■ **Material**

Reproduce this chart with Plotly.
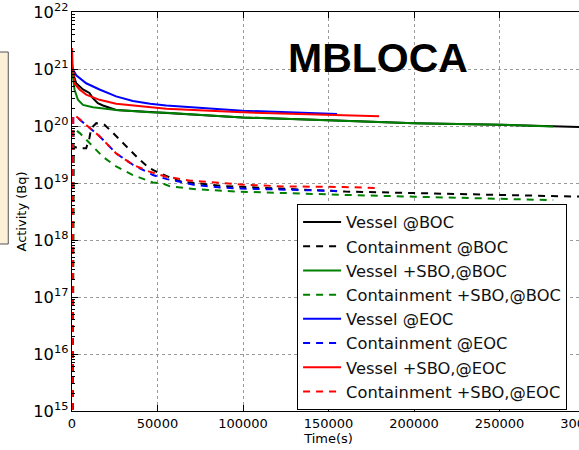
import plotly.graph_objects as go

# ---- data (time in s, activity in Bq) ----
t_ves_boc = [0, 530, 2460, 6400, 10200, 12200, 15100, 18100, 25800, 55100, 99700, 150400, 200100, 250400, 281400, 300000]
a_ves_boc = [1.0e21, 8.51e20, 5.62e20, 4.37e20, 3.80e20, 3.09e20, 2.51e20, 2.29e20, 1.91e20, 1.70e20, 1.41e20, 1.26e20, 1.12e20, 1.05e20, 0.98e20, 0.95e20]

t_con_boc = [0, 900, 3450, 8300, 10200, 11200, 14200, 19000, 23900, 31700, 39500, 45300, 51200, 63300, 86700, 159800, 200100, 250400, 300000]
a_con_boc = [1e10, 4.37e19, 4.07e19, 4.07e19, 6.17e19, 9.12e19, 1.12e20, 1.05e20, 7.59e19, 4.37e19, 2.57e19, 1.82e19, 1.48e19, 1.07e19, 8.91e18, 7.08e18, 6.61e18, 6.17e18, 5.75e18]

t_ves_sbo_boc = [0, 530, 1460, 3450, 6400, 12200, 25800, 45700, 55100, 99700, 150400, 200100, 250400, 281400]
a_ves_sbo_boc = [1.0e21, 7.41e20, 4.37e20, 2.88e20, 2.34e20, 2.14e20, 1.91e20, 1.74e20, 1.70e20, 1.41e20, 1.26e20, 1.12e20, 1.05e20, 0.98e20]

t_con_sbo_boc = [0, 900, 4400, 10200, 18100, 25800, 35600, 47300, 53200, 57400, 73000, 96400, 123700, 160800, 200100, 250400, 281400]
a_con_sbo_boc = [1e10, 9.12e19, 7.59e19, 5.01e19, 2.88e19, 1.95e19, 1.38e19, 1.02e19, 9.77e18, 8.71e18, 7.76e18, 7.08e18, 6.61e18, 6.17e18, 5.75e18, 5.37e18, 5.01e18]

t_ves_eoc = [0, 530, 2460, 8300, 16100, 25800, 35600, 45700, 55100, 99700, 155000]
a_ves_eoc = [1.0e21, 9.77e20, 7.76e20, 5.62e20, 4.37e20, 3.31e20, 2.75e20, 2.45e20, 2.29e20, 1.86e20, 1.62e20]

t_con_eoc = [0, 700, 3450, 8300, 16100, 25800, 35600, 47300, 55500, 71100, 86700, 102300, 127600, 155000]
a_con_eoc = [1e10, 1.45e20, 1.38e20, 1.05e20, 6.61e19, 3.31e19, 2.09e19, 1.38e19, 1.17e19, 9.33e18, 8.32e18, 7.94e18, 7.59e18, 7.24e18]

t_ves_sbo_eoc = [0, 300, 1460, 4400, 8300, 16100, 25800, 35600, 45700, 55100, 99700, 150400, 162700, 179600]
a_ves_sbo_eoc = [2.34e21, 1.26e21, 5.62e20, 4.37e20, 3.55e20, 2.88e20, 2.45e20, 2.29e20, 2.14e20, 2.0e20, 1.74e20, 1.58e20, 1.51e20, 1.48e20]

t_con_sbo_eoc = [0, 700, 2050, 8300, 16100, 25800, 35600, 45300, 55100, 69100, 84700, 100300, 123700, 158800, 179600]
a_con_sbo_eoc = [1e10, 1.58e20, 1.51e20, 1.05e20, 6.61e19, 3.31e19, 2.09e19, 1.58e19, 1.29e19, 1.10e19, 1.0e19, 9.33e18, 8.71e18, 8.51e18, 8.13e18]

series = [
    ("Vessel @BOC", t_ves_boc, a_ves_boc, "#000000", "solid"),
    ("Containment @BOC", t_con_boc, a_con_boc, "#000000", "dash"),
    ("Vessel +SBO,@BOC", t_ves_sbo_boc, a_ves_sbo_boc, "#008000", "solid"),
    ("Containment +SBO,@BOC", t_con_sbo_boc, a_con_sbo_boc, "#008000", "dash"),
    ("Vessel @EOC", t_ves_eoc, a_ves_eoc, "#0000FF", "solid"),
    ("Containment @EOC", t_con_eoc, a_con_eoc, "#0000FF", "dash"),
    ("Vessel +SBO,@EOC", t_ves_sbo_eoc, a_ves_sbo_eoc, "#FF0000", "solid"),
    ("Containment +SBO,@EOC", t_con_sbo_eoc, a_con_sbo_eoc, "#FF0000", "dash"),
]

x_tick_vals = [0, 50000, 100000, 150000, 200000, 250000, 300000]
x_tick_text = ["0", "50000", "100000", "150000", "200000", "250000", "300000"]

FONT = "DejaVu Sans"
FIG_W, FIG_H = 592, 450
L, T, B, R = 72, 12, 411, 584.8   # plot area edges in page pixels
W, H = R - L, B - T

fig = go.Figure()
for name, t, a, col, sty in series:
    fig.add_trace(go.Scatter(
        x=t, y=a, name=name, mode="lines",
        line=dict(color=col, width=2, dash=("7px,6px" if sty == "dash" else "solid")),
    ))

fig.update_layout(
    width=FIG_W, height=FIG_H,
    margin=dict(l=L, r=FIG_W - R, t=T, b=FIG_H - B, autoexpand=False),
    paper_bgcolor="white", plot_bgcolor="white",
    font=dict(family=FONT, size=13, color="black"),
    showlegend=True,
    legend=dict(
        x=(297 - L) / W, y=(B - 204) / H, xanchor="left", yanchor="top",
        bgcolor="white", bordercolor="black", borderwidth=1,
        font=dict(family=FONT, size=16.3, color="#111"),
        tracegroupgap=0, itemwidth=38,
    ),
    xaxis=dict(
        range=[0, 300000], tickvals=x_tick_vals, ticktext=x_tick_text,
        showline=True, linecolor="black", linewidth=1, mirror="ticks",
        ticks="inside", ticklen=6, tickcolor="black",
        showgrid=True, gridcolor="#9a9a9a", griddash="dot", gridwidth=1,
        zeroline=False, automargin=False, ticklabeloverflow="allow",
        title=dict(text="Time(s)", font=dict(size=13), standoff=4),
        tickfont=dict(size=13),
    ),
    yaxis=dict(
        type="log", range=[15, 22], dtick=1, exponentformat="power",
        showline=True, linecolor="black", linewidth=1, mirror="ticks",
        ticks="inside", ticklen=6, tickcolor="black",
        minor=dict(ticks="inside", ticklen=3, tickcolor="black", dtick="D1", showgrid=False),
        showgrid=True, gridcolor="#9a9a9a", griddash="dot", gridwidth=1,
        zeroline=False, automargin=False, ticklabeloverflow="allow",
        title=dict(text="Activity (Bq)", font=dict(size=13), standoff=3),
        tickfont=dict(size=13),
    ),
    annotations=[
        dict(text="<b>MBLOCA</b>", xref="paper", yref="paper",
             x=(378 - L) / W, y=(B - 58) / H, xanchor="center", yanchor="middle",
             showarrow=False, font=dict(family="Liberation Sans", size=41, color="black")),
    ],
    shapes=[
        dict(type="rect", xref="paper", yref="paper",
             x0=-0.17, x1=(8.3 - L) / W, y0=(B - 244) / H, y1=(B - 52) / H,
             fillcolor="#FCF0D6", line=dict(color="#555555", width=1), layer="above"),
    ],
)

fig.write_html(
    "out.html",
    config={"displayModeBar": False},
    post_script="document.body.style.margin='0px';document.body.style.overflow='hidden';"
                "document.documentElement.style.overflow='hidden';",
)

■ **What is expected**
Begin at the first line of the material and copy each line exactly through the one containing "6.61e18, 6.17e18, 5.75e18]". Omit pictures.

■ **Response below**
Reproduce this chart with Plotly.
import plotly.graph_objects as go

# ---- data (time in s, activity in Bq) ----
t_ves_boc = [0, 530, 2460, 6400, 10200, 12200, 15100, 18100, 25800, 55100, 99700, 150400, 200100, 250400, 281400, 300000]
a_ves_boc = [1.0e21, 8.51e20, 5.62e20, 4.37e20, 3.80e20, 3.09e20, 2.51e20, 2.29e20, 1.91e20, 1.70e20, 1.41e20, 1.26e20, 1.12e20, 1.05e20, 0.98e20, 0.95e20]

t_con_boc = [0, 900, 3450, 8300, 10200, 11200, 14200, 19000, 23900, 31700, 39500, 45300, 51200, 63300, 86700, 159800, 200100, 250400, 300000]
a_con_boc = [1e10, 4.37e19, 4.07e19, 4.07e19, 6.17e19, 9.12e19, 1.12e20, 1.05e20, 7.59e19, 4.37e19, 2.57e19, 1.82e19, 1.48e19, 1.07e19, 8.91e18, 7.08e18, 6.61e18, 6.17e18, 5.75e18]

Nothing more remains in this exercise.